Der Beschwerdeführer beanstandet schliesslich, es sein ein grober Verstoss gegen Treu und Glauben, wenn ihm am Ende eines fast neunjährigen Verfahrens die erleichterte Einbürgerung aus Gründen verweigert werde, die bereits zum Zeitpunkt der Gesuchseinreichung bestanden hätten. Die Rüge ist offensichtlich unbegründet. Zum einen beruht die Abwei-
sung seines Gesuchs auf im November 2014 ausgestellten Verlustscheinen. Zum anderen geht der Beschwerdeführer darüber hinweg, dass sein Verfahren während gut fünf Jahren ruhte, weil er trotz wiederholter Aufforderung die für eine weitere Behandlung seines Gesuchs notwendigen Unterlagen nicht beibrachte.
Aus den vorstehenden Erwägungen ergibt sich, dass die angefochtene Verfügung unter dem Gesichtspunkt von Art. 49 VwVG nicht zu beanstanden ist.

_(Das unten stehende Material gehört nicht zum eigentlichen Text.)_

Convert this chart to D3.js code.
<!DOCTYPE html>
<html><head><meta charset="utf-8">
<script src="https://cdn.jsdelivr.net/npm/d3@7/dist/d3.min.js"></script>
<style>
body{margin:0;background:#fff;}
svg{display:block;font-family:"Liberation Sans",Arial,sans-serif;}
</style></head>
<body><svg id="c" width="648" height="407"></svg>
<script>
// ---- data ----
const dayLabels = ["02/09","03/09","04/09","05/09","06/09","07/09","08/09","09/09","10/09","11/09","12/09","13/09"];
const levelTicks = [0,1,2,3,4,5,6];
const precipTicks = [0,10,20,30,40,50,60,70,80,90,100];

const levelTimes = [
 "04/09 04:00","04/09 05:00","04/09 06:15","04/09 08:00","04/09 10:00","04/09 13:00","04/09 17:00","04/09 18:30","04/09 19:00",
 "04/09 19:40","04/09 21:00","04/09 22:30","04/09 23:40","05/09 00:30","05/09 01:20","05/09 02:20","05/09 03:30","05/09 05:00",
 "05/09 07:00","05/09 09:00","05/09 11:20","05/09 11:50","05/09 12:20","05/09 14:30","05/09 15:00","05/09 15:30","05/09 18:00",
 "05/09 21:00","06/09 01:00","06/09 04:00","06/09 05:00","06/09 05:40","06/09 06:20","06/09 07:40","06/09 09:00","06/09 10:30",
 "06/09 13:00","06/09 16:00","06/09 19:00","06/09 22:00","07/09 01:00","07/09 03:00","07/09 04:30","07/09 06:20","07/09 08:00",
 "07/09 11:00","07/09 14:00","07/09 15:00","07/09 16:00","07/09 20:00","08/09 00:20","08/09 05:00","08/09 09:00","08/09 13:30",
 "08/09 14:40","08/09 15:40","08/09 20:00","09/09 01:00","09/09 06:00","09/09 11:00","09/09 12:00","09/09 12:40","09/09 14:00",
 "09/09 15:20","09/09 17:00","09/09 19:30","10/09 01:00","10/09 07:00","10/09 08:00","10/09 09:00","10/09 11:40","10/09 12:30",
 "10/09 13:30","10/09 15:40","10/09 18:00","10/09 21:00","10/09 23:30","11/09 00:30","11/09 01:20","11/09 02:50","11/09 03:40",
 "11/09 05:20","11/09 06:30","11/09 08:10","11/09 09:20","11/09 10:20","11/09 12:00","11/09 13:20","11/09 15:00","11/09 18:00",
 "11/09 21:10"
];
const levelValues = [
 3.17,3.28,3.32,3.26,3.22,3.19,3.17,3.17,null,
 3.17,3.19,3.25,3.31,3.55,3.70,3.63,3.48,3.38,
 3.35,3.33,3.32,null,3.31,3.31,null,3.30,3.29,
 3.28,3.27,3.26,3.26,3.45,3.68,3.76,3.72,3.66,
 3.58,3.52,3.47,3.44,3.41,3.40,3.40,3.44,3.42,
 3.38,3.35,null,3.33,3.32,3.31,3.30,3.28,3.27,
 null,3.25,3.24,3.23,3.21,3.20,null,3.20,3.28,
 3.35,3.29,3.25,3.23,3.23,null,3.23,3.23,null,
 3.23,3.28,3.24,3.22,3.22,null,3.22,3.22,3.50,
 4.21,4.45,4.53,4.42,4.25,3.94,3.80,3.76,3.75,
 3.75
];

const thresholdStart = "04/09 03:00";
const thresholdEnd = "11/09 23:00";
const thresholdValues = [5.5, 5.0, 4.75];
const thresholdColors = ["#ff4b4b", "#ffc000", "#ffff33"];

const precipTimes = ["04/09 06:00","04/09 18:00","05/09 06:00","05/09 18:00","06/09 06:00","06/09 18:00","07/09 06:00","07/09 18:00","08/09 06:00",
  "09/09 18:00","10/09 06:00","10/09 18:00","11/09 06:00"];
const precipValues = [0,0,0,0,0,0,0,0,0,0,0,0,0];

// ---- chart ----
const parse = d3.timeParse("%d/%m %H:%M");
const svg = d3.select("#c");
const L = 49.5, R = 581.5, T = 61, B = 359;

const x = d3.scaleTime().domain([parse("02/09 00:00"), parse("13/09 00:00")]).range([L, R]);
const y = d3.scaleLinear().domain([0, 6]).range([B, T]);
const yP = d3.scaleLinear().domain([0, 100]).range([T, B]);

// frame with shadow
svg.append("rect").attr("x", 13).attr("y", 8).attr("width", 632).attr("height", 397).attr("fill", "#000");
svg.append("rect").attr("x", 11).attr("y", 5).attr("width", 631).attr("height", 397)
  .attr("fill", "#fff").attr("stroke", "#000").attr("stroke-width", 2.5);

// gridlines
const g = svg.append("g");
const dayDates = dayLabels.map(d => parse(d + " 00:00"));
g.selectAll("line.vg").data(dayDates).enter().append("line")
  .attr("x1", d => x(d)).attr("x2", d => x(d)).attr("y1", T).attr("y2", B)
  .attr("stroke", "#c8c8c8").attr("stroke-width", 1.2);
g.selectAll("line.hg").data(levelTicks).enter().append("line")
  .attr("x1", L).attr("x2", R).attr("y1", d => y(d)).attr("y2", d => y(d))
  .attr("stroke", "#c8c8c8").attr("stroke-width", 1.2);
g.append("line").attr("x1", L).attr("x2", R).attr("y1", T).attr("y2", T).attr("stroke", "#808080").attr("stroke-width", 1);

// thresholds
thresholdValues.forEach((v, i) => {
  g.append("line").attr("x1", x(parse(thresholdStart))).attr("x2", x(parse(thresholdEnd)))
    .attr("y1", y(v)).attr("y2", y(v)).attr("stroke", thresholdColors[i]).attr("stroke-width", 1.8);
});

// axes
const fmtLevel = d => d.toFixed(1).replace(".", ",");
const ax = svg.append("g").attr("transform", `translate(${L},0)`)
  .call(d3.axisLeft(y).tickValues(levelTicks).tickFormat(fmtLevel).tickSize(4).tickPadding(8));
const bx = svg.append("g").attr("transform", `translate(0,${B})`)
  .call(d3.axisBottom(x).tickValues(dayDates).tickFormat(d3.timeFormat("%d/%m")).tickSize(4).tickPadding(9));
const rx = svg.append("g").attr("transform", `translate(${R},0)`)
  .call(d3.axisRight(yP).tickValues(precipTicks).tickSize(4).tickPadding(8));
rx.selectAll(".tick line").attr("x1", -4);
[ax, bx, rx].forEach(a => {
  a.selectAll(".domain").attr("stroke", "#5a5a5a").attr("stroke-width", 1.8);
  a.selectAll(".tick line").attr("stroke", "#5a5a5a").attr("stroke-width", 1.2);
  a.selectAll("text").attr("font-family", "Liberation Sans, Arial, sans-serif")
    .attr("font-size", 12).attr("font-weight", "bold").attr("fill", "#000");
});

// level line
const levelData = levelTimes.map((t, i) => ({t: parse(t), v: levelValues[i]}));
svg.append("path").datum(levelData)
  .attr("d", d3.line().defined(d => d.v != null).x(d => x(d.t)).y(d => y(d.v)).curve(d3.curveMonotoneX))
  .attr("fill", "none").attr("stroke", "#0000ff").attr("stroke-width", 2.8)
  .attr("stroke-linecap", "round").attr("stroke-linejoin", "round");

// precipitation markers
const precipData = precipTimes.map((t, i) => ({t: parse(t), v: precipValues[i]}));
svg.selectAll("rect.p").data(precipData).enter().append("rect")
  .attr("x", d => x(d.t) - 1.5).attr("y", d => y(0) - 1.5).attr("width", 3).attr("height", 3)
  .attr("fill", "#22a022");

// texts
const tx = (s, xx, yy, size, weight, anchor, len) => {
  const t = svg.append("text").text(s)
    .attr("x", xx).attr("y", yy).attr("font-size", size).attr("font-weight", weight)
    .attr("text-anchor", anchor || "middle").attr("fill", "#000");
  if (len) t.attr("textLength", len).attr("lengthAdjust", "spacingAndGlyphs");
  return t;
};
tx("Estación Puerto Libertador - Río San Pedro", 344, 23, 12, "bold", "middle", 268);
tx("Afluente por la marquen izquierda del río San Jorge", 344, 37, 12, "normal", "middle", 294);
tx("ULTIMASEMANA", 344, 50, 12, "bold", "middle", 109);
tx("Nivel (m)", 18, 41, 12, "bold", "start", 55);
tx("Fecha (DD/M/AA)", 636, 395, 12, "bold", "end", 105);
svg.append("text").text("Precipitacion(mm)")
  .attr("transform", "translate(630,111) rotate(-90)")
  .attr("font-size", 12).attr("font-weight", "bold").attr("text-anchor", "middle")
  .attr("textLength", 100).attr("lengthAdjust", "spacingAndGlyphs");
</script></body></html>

Die Beschwerde ist daher abzuweisen.
Dem Ausgang des Verfahrens entsprechend wird der unterliegende Beschwerdeführer kostenpflichtig (Art. 63 Abs. 1 VwVG). Die Verfahrenskosten sind auf Fr. 1'200.- festzusetzen (Art. 1, Art. 2 und Art. 3 Bst. b des Reglements vom 21. Februar 2008 über die Kosten und Entschädigungen vor dem Bundesverwaltungsgericht [VGKE, SR 173.320.2]).
Dispositiv S. 11
Die Beschwerde wird abgewiesen.
Die Verfahrenskosten von CHF 1‘200.- werden dem Beschwerdeführer auferlegt. Sie sind durch den in gleicher Höhe geleisteten Kostenvorschuss gedeckt.
Dieses Urteil geht an:
den Beschwerdeführer (...)
die Vorinstanz ( )
Für die Rechtsmittelbelehrung wird auf die nächste Seite verwiesen.

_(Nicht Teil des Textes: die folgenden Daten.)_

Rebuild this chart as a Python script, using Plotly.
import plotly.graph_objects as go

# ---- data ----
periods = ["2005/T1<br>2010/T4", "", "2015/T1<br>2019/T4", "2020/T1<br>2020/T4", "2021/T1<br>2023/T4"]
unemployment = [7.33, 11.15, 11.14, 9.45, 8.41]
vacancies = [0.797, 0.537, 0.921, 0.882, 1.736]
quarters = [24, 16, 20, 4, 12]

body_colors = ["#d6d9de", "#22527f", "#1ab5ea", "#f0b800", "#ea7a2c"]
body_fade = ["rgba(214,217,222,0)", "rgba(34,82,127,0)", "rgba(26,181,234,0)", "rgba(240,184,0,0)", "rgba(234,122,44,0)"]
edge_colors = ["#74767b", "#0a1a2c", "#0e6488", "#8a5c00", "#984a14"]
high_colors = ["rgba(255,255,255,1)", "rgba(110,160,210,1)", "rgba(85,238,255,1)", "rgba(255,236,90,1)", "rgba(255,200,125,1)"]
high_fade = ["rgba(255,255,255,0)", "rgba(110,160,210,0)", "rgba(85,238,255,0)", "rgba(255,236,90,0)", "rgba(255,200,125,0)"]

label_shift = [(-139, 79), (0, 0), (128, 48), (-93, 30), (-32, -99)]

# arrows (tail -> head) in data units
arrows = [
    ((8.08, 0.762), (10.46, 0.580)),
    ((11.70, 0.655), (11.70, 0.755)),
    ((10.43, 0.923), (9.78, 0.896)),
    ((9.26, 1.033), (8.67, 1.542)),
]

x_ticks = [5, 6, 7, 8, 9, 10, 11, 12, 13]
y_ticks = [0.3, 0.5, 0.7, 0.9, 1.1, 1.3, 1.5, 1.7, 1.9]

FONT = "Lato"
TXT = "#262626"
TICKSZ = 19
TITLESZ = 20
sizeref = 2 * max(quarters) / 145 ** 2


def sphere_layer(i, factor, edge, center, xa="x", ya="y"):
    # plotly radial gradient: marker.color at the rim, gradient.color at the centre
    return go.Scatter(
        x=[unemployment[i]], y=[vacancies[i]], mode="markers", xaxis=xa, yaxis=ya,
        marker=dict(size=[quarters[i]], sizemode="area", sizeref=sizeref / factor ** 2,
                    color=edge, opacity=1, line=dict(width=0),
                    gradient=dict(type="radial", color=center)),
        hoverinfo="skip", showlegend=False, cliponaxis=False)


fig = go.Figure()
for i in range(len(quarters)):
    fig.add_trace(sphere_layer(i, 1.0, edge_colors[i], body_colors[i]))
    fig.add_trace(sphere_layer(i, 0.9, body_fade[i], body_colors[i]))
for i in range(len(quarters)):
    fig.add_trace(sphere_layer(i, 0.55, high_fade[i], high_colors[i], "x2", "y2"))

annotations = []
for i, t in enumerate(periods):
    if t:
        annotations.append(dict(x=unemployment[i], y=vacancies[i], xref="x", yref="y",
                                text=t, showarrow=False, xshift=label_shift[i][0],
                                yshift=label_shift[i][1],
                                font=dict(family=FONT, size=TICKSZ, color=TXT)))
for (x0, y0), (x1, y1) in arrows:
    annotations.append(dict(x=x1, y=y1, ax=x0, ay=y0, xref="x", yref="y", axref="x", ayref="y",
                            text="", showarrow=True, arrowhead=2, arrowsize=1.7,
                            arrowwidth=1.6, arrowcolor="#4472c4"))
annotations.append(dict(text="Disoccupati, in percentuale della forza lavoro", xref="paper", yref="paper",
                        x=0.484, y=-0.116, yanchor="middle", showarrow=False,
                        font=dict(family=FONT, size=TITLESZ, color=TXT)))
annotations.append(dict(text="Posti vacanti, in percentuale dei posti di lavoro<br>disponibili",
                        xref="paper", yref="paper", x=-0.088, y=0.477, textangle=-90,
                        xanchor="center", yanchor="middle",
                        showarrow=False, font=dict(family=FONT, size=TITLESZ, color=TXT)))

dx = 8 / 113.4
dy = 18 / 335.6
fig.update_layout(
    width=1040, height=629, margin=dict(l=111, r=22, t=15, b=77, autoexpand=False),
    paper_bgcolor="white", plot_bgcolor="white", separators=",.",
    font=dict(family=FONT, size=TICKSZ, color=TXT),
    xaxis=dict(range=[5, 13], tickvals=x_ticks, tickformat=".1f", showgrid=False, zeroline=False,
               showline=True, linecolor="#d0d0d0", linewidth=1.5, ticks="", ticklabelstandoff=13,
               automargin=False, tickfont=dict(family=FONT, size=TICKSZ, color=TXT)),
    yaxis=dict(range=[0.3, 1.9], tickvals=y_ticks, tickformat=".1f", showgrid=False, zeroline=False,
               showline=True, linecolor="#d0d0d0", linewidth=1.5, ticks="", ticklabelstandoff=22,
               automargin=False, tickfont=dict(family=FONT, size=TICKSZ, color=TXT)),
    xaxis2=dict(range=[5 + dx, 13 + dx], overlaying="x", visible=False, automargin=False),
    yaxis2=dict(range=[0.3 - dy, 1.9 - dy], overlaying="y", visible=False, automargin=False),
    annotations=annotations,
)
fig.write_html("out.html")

Der vorsitzende Richter: Der Gerichtsschreiber:
Andreas Trommer Julius Longauer
Gegen diesen Entscheid kann innert 30 Tagen nach Eröffnung beim Bundesgericht, 1000 Lausanne 14, Beschwerde in öffentlich-rechtlichen Angelegenheiten geführt werden (Art. 82 ff., 90 ff. und 100 BGG). Die Rechtsschrift ist in einer Amtssprache abzufassen und hat die Begehren, deren Begründung mit Angabe der Beweismittel und die Unterschrift zu enthalten. Der angefochtene Entscheid und die Beweismittel sind, soweit sie die beschwerdeführende Partei in Händen hat, beizulegen (Art. 42 BGG).